# is Pareto distribution exponential dispersion family and the form is unique?

I am trying to show that Pareto distribution with $$f(y;\alpha)=\alpha y^{-\alpha-1}$$ is exponential dispersion (ED) family which means that it can be rewritten as: $$f(y;\theta,\phi)= \exp\left\{\frac {y\theta-b(\theta)} {a(\phi)} + c(y;\phi)\right\}$$ with $$E[Y]=b^{\prime}(\theta)$$ and $$Var[Y]=b^{\prime\prime}(\theta)a(\phi).$$

What I found is there are multiple ways to rewrite the PDF in the exponential dispersion family form, but since I know that $$E[Y]=\frac {\alpha} {\alpha-1}$$ and $$Var[Y]=\frac {\alpha} {(\alpha-1)^2(\alpha-2)},$$ I can solve the differential equations to get $$b(\theta)=\alpha + {\rm log}(\alpha-1)$$ and $$a(\phi)=\frac {-\alpha} {\alpha-2}.$$ This suggests that the form of $$f(y;\theta,\phi)$$ is unique.

So, is the ED family form of the PDF for Pareto distribution unique? If so, what is the correct form?
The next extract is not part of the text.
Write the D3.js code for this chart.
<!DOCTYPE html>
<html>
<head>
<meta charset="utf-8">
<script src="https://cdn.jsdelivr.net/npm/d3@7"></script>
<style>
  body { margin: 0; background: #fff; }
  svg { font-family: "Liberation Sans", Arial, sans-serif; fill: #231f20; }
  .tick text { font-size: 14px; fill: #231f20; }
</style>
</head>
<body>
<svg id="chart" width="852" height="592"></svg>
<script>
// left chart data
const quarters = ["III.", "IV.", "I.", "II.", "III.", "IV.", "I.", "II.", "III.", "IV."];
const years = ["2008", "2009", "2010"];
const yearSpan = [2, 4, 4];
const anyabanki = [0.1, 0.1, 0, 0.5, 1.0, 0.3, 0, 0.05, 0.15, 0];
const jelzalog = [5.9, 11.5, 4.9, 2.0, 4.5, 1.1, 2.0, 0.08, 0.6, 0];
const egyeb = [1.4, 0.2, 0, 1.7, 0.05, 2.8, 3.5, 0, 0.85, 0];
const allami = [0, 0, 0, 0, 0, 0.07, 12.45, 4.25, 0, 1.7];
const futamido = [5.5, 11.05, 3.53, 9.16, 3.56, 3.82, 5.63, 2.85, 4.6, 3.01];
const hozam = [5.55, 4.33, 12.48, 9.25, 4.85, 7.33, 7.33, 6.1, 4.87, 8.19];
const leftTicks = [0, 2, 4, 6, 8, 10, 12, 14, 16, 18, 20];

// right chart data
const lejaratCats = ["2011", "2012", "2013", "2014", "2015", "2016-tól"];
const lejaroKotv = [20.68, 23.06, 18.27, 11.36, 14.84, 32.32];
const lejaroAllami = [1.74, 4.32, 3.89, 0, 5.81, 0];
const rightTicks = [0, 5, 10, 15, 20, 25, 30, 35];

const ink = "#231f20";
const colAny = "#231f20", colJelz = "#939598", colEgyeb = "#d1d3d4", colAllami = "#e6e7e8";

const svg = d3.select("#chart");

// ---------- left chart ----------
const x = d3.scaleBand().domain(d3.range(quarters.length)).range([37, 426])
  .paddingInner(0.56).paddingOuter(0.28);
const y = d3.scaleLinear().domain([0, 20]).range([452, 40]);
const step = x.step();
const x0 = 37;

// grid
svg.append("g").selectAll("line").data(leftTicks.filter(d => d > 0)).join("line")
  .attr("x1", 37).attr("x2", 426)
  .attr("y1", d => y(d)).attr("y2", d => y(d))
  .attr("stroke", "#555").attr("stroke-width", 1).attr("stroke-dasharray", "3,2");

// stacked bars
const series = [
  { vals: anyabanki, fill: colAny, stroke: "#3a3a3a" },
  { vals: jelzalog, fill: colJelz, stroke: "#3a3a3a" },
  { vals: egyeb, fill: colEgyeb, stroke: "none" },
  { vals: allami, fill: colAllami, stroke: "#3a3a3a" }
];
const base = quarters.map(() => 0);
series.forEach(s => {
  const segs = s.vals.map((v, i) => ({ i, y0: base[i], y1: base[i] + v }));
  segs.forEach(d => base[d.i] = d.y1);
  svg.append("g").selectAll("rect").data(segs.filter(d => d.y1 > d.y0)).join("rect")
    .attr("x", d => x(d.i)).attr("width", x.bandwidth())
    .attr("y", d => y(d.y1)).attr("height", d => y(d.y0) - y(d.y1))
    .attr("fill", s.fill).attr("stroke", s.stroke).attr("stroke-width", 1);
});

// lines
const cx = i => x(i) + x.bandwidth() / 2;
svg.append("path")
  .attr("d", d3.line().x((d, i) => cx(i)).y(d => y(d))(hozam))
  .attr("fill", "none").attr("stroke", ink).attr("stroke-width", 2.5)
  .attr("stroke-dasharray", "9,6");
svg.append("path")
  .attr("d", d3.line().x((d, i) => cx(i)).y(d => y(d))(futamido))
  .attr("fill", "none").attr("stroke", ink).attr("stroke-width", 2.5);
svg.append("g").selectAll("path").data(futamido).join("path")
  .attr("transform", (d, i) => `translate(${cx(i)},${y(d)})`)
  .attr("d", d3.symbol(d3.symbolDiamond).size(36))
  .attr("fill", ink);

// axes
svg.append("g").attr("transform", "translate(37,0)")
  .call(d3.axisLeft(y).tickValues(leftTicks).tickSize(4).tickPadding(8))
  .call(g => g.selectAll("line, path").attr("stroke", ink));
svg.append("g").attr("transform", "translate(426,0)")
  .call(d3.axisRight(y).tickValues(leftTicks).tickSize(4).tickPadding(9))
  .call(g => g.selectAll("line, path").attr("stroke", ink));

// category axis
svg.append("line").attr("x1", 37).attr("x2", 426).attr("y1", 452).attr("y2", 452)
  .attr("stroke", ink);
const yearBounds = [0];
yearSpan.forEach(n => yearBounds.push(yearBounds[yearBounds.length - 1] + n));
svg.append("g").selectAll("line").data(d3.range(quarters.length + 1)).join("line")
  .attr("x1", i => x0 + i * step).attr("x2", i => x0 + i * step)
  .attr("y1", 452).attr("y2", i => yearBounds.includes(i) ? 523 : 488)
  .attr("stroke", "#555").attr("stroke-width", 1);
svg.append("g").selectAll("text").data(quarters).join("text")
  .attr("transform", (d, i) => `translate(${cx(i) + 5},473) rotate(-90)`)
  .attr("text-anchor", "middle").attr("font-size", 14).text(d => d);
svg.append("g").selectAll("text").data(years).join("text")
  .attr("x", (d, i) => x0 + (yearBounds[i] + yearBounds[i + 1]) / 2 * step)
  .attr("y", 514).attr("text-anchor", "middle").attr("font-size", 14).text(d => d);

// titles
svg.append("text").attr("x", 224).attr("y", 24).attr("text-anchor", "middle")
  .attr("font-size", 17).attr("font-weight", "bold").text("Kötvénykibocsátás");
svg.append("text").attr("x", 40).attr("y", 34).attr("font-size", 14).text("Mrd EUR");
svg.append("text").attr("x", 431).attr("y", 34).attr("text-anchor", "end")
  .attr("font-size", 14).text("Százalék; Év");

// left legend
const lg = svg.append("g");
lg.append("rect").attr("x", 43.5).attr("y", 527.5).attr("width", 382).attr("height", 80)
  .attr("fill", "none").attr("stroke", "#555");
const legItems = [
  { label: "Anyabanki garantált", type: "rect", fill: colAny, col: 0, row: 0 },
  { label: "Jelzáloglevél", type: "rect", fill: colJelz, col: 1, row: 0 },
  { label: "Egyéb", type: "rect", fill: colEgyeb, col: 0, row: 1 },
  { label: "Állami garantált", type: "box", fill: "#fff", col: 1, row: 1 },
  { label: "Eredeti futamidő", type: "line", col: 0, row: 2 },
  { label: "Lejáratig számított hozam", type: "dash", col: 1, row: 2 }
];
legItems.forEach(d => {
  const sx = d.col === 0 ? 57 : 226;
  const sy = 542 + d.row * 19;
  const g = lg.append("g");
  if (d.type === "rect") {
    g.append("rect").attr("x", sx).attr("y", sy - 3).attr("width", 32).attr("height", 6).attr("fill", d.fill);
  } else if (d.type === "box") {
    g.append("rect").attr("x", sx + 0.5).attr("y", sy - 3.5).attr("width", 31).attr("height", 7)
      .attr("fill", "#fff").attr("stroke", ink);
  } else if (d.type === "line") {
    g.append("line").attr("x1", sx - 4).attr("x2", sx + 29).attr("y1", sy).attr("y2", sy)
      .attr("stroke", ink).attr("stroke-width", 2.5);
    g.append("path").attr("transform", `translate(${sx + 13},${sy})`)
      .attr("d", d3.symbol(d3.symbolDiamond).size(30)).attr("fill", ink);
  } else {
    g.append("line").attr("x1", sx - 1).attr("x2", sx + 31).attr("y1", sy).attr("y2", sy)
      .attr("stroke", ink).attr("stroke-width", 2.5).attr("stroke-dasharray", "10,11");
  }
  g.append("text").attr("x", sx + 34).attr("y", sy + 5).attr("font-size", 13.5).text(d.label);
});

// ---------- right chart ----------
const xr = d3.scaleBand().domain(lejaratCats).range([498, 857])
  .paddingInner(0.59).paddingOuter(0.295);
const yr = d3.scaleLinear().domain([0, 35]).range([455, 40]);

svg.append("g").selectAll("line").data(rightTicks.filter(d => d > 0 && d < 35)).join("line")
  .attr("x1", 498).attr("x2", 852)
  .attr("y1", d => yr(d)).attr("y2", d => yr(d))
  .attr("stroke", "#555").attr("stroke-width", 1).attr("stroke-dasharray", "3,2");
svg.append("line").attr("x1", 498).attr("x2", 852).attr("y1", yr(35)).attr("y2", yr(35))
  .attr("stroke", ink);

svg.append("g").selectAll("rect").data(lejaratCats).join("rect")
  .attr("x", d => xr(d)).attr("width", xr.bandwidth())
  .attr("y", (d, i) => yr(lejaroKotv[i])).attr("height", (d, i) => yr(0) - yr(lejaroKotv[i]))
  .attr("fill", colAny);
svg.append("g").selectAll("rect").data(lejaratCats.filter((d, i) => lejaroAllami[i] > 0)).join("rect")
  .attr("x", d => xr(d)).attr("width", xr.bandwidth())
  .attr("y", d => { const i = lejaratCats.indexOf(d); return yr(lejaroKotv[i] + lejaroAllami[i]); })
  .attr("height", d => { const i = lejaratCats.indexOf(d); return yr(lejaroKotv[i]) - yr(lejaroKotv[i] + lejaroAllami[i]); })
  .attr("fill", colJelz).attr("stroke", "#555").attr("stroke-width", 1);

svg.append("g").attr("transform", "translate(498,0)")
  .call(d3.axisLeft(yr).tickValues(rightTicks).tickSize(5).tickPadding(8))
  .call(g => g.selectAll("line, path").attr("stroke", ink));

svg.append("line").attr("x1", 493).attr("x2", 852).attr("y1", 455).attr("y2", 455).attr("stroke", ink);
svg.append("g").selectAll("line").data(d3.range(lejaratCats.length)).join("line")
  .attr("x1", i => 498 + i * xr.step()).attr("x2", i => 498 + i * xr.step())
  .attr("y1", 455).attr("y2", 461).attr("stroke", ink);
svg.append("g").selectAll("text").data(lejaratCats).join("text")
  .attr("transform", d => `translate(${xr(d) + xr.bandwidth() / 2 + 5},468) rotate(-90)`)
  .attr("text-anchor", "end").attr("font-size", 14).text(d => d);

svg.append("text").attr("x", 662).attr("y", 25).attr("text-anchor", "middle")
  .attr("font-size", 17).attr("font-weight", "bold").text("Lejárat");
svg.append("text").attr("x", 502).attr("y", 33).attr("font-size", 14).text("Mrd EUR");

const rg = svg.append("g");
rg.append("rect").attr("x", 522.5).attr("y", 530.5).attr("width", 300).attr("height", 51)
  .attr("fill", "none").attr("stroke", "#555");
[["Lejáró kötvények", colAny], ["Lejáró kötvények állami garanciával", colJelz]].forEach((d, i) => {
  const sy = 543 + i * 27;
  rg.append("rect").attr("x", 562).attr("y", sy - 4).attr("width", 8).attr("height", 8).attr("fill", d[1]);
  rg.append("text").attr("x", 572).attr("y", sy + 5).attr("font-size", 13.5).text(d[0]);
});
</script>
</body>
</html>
• Your question is confusing as (a) you use three different notations for the parameter, ie $\alpha,\theta,\phi$ and (b) you use the same notation for $y$ in the Pareto and $y$ in the exponential family. Since $f(y;\alpha)=\exp\{\log(y)(-\alpha-1)+\log(\alpha)\}$, you get the natural representation. Note also that you are missing the indicator function in the Pareto density. Commented Nov 10, 2016 at 9:05
• Thanks! (a) I forgot to mention that this is a reparameterization, we can find $\theta$ and $\phi$ in terms of $\alpha$ (b) yes, this is the natural form for exponential family, but not in the form of ED as I illustrated above. Yes, I skip the indicator function $I(Y>1)$. Commented Nov 10, 2016 at 15:15
• You still didn't fix the missing indicator in the density. We need to know the range! Commented Oct 18, 2017 at 16:14
• Have you found the solution? Because, me either, I'm interested in showing that the GPD comes from EDM and I can't find a solution Commented Apr 1, 2019 at 21:05

You have given a Pareto density with a fixed lower limit of range 1, $$f(y; \alpha)= \alpha y^{-(\alpha+1)}, \quad y \ge 1$$ Taking logarithms we can write this in exponential family form $$f(y; \alpha)= \exp\left\{ -(\alpha+1)\log y + \log\alpha \right\}$$ which does not have any dispersion parameter, but introducing $$\phi\equiv 1$$ we can recognize the exponential dispersion family form as $$f(y; \alpha)= \exp\left\{ -\frac{(\alpha+1)\log y}{\phi} + \log\alpha \right\}$$ so the answer is yes, the Pareto family with known lower limit of 1 is an exponential dispersion family with canonical statistic $$\log y$$. Note that $$\log y$$ does have an exponential distribution, see Distribution of the exponential of an exponentially distributed random variable?